Since Black was one of the main actors in this eerie movie and has recently been in another one, I noted that the film included magical objects alike to those in the 2015 “Goosebumps,” which he starred in. Different storylines are definitely present when comparing the two films: In “Goosebumps,” the main characters had to capture the monsters back into their books, and in “The House with a Clock in Its Walls,” they had to fight off the monsters with magic. However, they also have many similarities, as each of which deals with creatures that have been created.

Straightaway, I noticed the puppet from “Goosebumps” in this movie, but it was a bit different in design and didn’t talk. It wasn’t as creepy as the original one, but it did want to attack the characters, so obviously it wasn’t a cute puppet.
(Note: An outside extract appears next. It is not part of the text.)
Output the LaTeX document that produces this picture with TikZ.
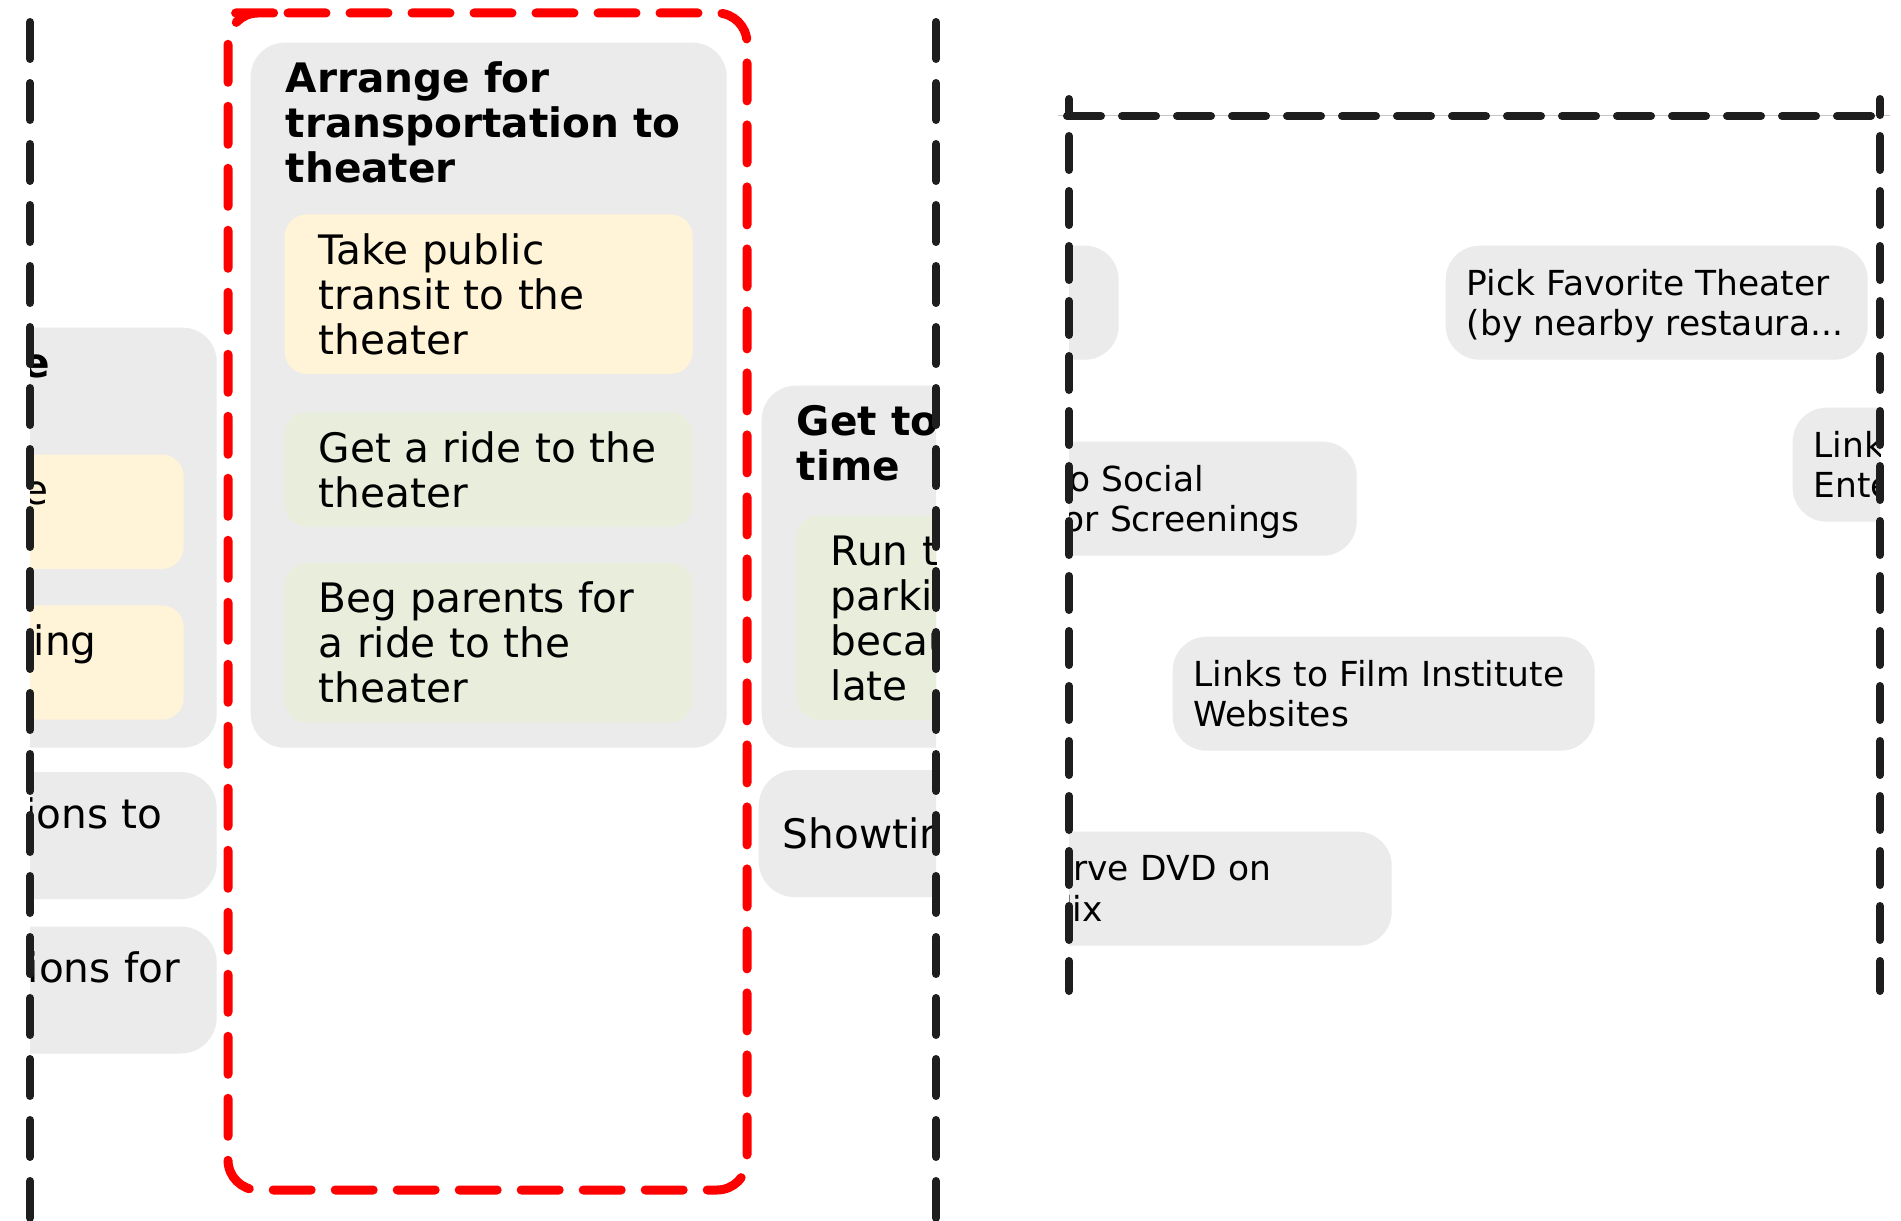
\documentclass[tikz,border=0pt]{standalone}
\usepackage{fontspec}
\setmainfont{DejaVu Sans}
\usetikzlibrary{positioning}

\definecolor{cardgray}{RGB}{235,235,235}
\definecolor{cardyellow}{RGB}{255,244,215}
\definecolor{cardgreen}{RGB}{233,237,220}
\definecolor{ink}{RGB}{30,30,30}

\begin{document}
\begin{tikzpicture}[
  x=0.1mm, y=-0.1mm,
  col/.style={anchor=north west, fill=cardgray, rounded corners=3.4mm,
              minimum width=47.6mm, inner sep=0pt},
  coltitle/.style={anchor=north west, inner sep=0pt, align=left,
              font=\fontsize{11.55pt}{12.8pt}\selectfont\bfseries},
  card/.style={rounded corners=2.2mm, align=left, text width=34mm,
              inner xsep=3.4mm, inner ysep=1.9mm,
              font=\fontsize{11.55pt}{12.8pt}\selectfont},
  yel/.style={card, fill=cardyellow},
  grn/.style={card, fill=cardgreen},
  item/.style={fill=cardgray, rounded corners=3.6mm, align=left,
              text width=42.8mm, inner xsep=2.4mm, inner ysep=2.5mm,
              minimum height=12.7mm, font=\fontsize{11.55pt}{12.8pt}\selectfont},
  rbox/.style={anchor=north west, fill=cardgray, rounded corners=3.4mm,
              align=left, text width=38mm, inner xsep=2.1mm, inner ysep=2mm,
              minimum height=11.4mm, font=\fontsize{9.8pt}{11.4pt}\selectfont},
  frame/.style={draw=ink, line width=0.8mm, line cap=round,
              dash pattern=on 3.7mm off 2.4mm},
  sframe/.style={draw=ink, line width=0.8mm, line cap=round,
              dash pattern=on 3.4mm off 2.1mm},
  selection/.style={draw=red, line width=0.9mm, line cap=round,
              dash pattern=on 3.8mm off 2.4mm, rounded corners=3mm},
]
\useasboundingbox (0,0) rectangle (1901,1221);
\fill[white] (0,0) rectangle (1901,1221);

\begin{scope}
\clip (30,0) rectangle (936,1221);
\node[col, minimum height=42mm] (buy) at (-260,327) {};
\node[coltitle, below right=1.9mm and 3.5mm of buy.north west] (tBuy) {Get a movie\\ticket};
\node[yel, below right=3mm and 0mm of tBuy.south west] (online) {Book online\\in advance};
\node[yel, below=3.5mm of online] (phone) {Buy by calling\\ahead};
\node[item, below=2.3mm of buy, text width=42.2mm, xshift=0.3mm] (directions)
  {Check directions to\\the theater};
\node[item, below=2.6mm of directions, text width=42.2mm] (dinner) {Find suggestions for\\dinner};

\node[col, minimum height=70.5mm] (arrange) at (250,42) {};
\node[coltitle, below right=1.9mm and 3.5mm of arrange.north west] (tArrange)
  {Arrange for\\transportation to\\theater};
\node[yel, below right=3mm and -0.1mm of tArrange.south west] (transit)
  {Take public\\transit to the\\theater};
\node[grn, below=3.7mm of transit] (ride) {Get a ride to the\\theater};
\node[grn, below=3.5mm of ride] (beg) {Beg parents for\\a ride to the\\theater};

\node[col, minimum height=36.2mm] (arrive) at (761,385) {};
\node[coltitle, below right=1.9mm and 3.5mm of arrive.north west] (tArrive) {Get to theater on\\time};
\node[grn, below right=3.3mm and 0mm of tArrive.south west] (run)
  {Run to the\\parking lot\\because we're\\late};
\node[item, below=2.1mm of arrive, xshift=-0.3mm] (showtimes) {Showtimes};

\draw[selection] (258,13) -- (747,13) -- (747,1190) -- (228,1190) -- (228,13) -- cycle;
\end{scope}
\draw[frame] (30,22) -- (30,1221);
\draw[frame] (936,22) -- (936,1221);

\begin{scope}
\clip (1069,116) rectangle (1880,995);
\node[rbox] (r0) at (696,245) {};
\node[rbox] (favorite) at (1445,245) {Pick Favorite Theater\\\smash{(by nearby restaura...}};
\node[rbox] (entertain) at (1792,407) {Links to\\Entertainment News};
\node[rbox] (social) at (934,441) {Links to Social\\\smash{Sites for Screenings}};
\node[rbox] (film) at (1172,636) {Links to Film Institute\\Websites};
\node[rbox] (netflix) at (969,831) {Reserve DVD on\\Netflix};
\end{scope}
\draw[gray!45, line width=0.1mm] (1058,116) -- (1890,116);
\draw[sframe] (1067,116) -- (1882,116);
\draw[sframe, dash phase=1.8mm] (1069,99) -- (1069,991);
\draw[sframe, dash phase=1.8mm] (1880,99) -- (1880,991);
\end{tikzpicture}
\end{document}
Within that scene, other objects, including other puppets and mannequins, began attacking Lewis, Uncle Jonathon and Mrs. Zimmerman. Many movies involve attacks like this one, but it did seem oddly familiar, much like the evil gnomes in a scene from “Goosebumps.”

Another creature that looked like it could have popped out of the R.L. Stine film was the winged lion made out of hedges who turned evil after Lewis performed the dark magic. It attacked after the jack-o’-lanterns did, which also looked like the gnome scene. In fact, it resembled the gummy bear scene that is shown in the trailer of the sequel, “Goosebumps 2: Haunted Halloween.” Of course, the jack-o’-lanterns themselves reminded me of this new sequel because it’s Halloween.
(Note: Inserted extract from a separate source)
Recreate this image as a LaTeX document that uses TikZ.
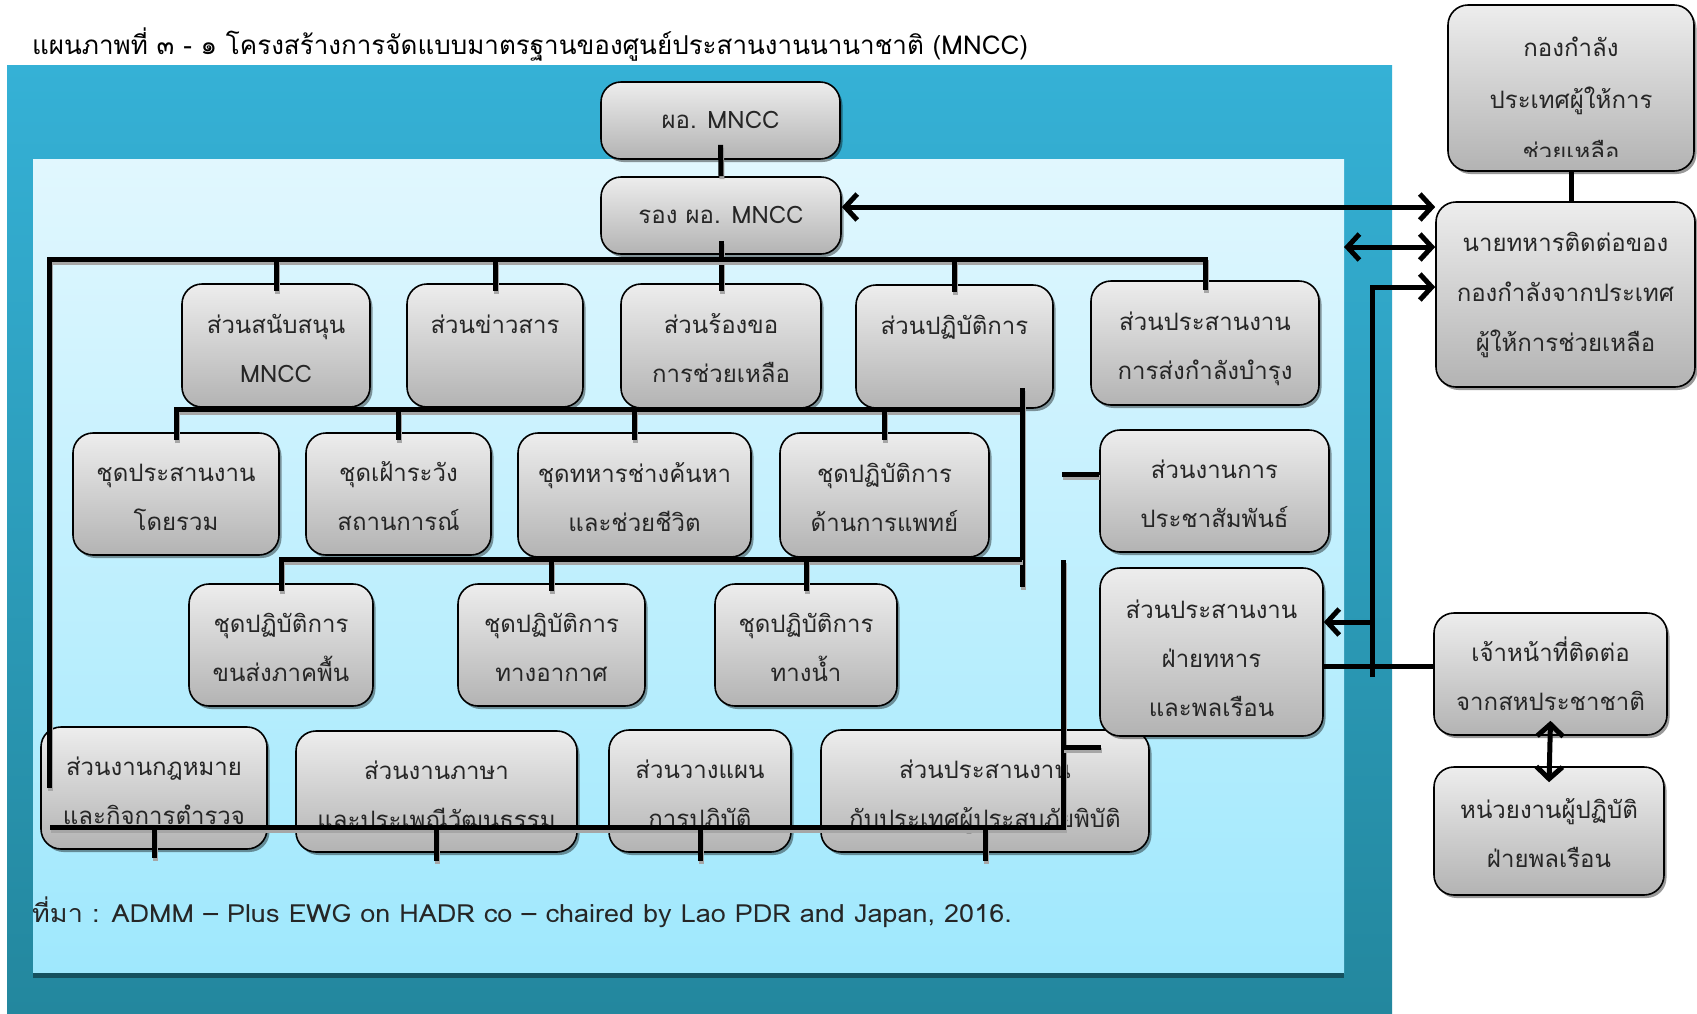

Also in the 2015 “Goosebumps” was a carnival that had a fun house with a vampire mouth entryway, and how does that relate to “The House with a Clock in Its Walls”? Well, you guessed it. Jack Black walked into a similar doorway in the house in this new movie. Yeah, he had to figure out how to get the mouth to open, unlike the movie he was previously in, but it was the same nonetheless.

All movies originate from great ideas, and some rely on older ones for some inspiration. “The House with a Clock in Its Walls” had its special plot and characters, but viewers can see that a mixture of effects, characters and spells had been created from some prior movie-watching. “Harry Potter” and “Goosebumps” are just two movies that are clearly incorporated into the film; maybe you can spot elements from others. “Fantastic Beasts and Where to Find Them” and “Ghostbusters” could probably be found in a character or two as well.

Indeed, the movie was entertaining, more so for the younger audiences than the older magic-lovers, and in ways, it was a new take on “Harry Potter” for young wizards and witches. But, if you are expecting a story like Harry’s or R.L. Stine’s, with lots of actions and creatures, then you will be disappointed. It certainly is a mellowed-down version of the two movies combined, all with its own perspective on a warlock’s world.